1.     No presente processo, a Comissão das Comunidades Europeias pede que seja declarado que, devido ao facto de as autoridades dinamarquesas não terem transferido para a Comissão o montante de 140 409,60 DKK de recursos próprios, acrescido de juros de mora a contar de 20 de Dezembro de 1999, o Reino da Dinamarca não cumpriu as obrigações que lhe incumbem por força do direito comunitário, em especial do artigo 10.° CE e dos artigos 2.° e 8.° da Decisão 94/728/CE Euratom do Conselho, de 31 de Outubro de 1994, relativa ao sistema de recursos próprios das Comunidades Europeias (a seguir «decisão recursos próprios de 1994») (2).

2.     Subjacente ao litígio, que parece, à primeira vista, ser de natureza técnica, está uma divergência essencial sobre a natureza e a amplitude das obrigações que incumbem aos Estados‑Membros por força da Decisão 94/728. Isso levou a que vários Estados‑Membros – o Reino dos Países Baixos, a República da Alemanha, o Reino da Bélgica, a República Portuguesa, o Reino da Suécia e a República Italiana – interviessem em apoio do Reino da Dinamarca.

3.     A divergência entre, por um lado, a Comissão e, por outro, o Reino da Dinamarca e os Estados‑Membros que apoiam esse país, verifica‑se no contexto mais amplo do título do Tratado CE relativo às disposições financeiras (os artigos 268.° CE a 280.° CE), tal como estas disposições são aplicadas desde a aprovação do denominado «pacote Delors», em 1988. Este documento pôs fim aos conflitos, que foram quase anuais entre 1979 e 1987, entre o Conselho e o Parlamento Europeu, enquanto co‑legisladores orçamentais, sobre a amplitude e composição dos orçamentos comunitários. Na descrição do enquadramento jurídico do presente processo, será dada atenção a esse contexto mais amplo, atendendo à sua importância para a apreciação das diferentes questões jurídicas que se levantam no presente processo.

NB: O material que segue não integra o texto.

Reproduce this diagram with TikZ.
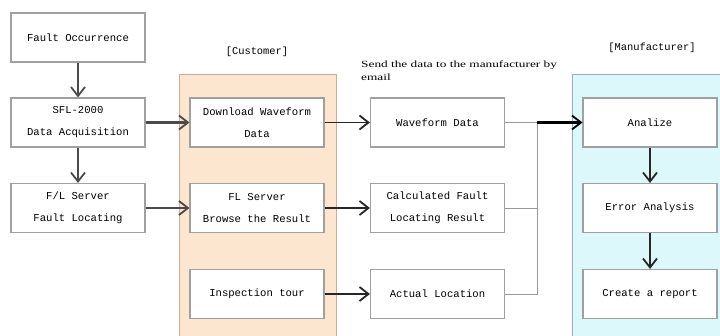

II – O contexto geral e o quadro jurídico

A –    Os recursos próprios

4.     Por diversos motivos, a aprovação anual do orçamento comunitário foi‑se tornando, desde 1979, cada vez mais complicada. Em primeiro lugar, com a adesão da Grécia, Espanha e Portugal aumentaram consideravelmente as diferenças de riqueza dentro da Comunidade Europeia. Receava‑se que o projecto de realização do mercado interno fizesse aumentar ainda mais essas diferenças de riqueza. Isso levou a um reforço da questão política do aumento da contribuição da Comunidade para as regiões menos favorecidas. Em segundo lugar, verificou‑se, nesse período, que o controlo das despesas obrigatórias de garantia agrícola levantava cada vez mais problemas. Estas despesas representavam mais de 70% das já sobrecarregadas despesas comunitárias. Pelo facto de as despesas comunitárias obrigatórias ameaçarem, desta forma, excluir as despesas comunitárias não obrigatórias, em relação às quais o Parlamento Europeu tinha especial competência, enquanto co‑autoridade orçamental nos termos do artigo 272.° CE, surgiu, em terceiro lugar, uma situação de impasse quase permanente entre o Conselho e o Parlamento Europeu.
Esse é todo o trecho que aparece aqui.